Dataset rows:
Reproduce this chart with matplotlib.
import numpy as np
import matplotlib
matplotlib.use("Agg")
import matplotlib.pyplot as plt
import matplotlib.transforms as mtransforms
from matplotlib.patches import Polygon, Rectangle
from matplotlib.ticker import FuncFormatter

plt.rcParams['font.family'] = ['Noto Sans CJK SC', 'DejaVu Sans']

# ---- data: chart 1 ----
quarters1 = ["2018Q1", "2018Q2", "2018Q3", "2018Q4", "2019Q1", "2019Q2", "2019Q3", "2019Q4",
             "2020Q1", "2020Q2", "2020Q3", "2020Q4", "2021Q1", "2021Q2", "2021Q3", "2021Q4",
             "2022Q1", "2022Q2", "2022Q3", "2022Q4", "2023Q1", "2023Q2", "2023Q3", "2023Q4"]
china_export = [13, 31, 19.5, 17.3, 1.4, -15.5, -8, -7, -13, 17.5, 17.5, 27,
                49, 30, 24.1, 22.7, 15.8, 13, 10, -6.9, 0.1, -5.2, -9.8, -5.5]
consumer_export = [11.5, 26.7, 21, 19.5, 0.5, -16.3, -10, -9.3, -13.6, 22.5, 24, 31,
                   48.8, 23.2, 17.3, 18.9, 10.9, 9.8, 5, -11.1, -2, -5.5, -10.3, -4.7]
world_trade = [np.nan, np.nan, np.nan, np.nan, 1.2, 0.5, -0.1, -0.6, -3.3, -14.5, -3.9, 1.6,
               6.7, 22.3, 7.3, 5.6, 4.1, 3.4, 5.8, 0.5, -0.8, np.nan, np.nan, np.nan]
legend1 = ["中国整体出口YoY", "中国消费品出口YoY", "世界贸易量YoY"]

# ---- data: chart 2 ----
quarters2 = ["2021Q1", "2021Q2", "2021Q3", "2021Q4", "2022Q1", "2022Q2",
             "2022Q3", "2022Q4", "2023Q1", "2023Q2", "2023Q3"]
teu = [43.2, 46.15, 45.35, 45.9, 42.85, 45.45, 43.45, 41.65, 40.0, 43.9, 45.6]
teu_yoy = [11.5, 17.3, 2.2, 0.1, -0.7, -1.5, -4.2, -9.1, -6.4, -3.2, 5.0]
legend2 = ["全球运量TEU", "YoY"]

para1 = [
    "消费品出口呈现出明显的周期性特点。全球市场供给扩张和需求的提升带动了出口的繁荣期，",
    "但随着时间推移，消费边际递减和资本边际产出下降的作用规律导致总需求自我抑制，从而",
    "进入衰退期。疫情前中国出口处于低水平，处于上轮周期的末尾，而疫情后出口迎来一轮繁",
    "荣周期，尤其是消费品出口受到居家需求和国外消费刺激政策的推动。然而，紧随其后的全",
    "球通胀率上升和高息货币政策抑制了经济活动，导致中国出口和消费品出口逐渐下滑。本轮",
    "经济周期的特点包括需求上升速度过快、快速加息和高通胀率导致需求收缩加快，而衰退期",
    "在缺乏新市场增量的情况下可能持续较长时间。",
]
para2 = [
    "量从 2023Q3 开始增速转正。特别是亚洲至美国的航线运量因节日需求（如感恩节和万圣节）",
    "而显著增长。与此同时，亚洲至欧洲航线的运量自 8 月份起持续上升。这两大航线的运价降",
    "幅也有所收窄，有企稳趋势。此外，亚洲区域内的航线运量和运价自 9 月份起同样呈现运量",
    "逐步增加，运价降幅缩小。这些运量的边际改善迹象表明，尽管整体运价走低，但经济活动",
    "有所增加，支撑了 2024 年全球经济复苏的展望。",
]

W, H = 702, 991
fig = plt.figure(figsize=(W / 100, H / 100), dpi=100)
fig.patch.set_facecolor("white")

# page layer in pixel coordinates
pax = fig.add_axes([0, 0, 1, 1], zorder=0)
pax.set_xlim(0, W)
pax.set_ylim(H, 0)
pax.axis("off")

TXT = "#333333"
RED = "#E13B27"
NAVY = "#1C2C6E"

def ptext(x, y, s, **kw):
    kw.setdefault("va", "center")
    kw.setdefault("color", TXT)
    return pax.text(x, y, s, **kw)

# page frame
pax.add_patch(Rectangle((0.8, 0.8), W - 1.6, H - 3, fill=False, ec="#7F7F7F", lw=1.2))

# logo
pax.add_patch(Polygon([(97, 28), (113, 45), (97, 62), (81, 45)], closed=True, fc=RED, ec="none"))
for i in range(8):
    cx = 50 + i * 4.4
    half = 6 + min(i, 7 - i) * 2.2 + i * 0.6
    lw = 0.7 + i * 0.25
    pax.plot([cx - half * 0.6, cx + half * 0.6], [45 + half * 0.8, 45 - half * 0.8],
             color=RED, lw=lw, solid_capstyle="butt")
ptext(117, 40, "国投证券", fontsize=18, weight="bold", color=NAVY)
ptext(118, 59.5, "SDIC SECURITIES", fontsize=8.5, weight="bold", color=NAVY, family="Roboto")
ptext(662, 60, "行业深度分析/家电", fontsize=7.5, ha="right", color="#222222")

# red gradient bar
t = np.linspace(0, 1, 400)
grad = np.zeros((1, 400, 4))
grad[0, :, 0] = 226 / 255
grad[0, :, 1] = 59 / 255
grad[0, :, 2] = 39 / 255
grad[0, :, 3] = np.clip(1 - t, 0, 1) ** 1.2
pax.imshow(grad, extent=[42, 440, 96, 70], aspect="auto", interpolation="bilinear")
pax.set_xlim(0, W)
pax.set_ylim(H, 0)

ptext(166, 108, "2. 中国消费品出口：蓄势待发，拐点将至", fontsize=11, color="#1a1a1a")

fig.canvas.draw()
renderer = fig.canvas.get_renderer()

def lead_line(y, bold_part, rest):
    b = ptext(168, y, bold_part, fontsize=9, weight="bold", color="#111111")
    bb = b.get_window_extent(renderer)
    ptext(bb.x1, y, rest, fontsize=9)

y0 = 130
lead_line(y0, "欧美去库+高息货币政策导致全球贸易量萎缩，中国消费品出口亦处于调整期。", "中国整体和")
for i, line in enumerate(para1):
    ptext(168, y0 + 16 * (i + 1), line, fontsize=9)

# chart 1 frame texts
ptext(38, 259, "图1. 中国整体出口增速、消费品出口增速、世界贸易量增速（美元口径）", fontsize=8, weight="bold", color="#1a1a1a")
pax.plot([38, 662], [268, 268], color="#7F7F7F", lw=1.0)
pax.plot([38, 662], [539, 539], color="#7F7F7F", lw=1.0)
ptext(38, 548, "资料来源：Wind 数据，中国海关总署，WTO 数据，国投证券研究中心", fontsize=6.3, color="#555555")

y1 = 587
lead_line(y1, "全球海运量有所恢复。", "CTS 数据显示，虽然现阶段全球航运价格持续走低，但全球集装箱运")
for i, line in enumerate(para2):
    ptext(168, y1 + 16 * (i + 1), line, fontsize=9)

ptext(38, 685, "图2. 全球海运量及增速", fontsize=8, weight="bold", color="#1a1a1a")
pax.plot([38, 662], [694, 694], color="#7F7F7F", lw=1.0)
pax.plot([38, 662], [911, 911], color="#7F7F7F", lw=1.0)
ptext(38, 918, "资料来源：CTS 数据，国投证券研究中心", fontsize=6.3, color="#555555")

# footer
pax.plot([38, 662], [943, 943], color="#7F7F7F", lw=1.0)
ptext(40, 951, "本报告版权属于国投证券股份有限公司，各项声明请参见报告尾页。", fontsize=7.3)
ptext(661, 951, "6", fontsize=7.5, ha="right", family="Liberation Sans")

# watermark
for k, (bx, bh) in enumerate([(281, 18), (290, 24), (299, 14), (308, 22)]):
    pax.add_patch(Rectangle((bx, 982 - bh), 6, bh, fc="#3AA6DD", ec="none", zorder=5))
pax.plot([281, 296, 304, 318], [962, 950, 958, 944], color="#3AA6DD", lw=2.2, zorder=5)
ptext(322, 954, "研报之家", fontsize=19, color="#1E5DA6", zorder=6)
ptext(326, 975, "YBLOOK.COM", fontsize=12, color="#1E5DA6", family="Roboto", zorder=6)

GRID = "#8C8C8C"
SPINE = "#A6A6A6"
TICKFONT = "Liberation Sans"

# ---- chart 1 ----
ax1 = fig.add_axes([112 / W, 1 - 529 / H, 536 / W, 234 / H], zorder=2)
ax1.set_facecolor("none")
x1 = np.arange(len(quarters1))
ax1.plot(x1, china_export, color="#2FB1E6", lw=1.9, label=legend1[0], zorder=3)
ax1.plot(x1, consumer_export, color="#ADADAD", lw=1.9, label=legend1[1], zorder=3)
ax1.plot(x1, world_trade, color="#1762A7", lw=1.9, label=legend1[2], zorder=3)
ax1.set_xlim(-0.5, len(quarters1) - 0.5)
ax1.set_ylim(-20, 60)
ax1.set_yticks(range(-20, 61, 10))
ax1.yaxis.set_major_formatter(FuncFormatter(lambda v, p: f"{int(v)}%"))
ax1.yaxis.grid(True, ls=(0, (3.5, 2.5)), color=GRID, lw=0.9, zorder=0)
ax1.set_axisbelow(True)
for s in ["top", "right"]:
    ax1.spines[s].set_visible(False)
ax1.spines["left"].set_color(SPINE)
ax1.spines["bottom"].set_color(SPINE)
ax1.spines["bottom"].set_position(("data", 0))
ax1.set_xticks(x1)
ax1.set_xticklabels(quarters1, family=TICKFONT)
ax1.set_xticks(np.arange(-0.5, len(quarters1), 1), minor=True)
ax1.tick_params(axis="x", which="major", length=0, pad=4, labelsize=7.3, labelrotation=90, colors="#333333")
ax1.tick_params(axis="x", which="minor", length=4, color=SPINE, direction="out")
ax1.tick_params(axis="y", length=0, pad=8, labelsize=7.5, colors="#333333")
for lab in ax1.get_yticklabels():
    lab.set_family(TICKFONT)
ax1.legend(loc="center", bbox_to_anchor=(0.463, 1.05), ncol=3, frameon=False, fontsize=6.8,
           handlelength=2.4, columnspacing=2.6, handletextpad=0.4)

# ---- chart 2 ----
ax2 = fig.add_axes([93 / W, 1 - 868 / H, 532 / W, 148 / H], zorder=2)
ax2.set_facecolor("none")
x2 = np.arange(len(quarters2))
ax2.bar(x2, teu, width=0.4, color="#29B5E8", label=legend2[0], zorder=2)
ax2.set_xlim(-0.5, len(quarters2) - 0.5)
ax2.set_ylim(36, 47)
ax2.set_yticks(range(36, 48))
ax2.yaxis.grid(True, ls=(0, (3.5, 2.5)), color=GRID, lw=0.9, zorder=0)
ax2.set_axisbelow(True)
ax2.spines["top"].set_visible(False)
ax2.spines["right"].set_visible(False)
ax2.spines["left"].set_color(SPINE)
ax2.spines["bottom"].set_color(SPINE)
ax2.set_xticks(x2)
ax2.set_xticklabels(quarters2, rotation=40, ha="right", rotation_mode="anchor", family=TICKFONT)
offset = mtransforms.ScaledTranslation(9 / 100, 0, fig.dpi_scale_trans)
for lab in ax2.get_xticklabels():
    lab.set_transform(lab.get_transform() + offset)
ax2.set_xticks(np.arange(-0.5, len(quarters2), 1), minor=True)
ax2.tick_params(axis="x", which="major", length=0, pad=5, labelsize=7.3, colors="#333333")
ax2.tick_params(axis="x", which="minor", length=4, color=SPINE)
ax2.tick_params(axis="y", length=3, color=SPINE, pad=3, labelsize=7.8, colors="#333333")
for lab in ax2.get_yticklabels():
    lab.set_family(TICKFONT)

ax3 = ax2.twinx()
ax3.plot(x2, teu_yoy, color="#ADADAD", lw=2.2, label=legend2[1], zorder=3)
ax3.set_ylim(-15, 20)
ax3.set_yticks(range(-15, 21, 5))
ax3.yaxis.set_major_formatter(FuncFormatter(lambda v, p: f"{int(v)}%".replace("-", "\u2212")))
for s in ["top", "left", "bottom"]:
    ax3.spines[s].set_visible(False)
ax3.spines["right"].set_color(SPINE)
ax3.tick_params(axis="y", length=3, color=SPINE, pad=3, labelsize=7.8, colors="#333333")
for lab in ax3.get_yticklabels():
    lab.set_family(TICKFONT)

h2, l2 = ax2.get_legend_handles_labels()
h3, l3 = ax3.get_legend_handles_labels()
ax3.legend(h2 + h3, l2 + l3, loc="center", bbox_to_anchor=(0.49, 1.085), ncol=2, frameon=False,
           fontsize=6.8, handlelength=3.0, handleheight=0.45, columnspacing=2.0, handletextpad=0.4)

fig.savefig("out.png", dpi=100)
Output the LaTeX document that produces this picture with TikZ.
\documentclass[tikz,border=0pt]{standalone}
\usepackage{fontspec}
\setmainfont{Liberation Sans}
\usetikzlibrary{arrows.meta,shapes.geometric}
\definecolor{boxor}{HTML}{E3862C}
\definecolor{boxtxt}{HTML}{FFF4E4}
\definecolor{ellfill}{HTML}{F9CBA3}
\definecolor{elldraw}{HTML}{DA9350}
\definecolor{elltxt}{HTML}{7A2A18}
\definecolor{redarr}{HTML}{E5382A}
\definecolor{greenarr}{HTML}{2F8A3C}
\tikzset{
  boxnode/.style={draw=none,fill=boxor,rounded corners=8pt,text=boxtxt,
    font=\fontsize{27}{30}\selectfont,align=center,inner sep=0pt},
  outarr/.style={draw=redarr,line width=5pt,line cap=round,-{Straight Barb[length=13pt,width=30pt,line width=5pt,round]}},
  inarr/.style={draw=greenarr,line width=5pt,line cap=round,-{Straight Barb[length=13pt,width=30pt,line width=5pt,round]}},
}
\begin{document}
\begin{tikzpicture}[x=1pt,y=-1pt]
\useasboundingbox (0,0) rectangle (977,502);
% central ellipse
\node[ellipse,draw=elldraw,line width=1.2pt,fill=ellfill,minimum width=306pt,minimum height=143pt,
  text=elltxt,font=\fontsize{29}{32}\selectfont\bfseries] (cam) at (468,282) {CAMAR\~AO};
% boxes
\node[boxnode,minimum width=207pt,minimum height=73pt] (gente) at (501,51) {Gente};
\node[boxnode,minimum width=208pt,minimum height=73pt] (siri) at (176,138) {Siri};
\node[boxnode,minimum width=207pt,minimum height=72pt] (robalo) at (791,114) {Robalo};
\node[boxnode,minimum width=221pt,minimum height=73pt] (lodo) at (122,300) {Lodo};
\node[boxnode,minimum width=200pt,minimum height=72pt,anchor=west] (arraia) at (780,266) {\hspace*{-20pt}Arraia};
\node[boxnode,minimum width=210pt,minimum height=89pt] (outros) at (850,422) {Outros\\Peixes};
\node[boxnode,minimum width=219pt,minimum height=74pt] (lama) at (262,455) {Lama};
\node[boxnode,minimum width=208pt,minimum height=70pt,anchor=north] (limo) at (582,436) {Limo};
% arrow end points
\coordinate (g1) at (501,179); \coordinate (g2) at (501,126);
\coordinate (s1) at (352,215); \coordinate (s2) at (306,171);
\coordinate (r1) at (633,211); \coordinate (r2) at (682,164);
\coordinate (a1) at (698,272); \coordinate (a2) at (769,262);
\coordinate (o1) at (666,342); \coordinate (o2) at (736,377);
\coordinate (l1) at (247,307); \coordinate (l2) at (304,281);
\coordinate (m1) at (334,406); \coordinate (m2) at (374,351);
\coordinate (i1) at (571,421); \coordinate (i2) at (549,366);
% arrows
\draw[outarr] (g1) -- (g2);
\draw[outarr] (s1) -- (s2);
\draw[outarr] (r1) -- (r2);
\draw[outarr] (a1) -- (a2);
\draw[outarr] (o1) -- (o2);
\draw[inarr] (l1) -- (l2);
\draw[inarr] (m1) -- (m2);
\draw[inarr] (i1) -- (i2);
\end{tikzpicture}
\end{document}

AIM: Whichever lines contain the string "with", select and copy them.

TASK ANSWER:
Reproduce this chart with matplotlib.
Output the LaTeX document that produces this picture with TikZ.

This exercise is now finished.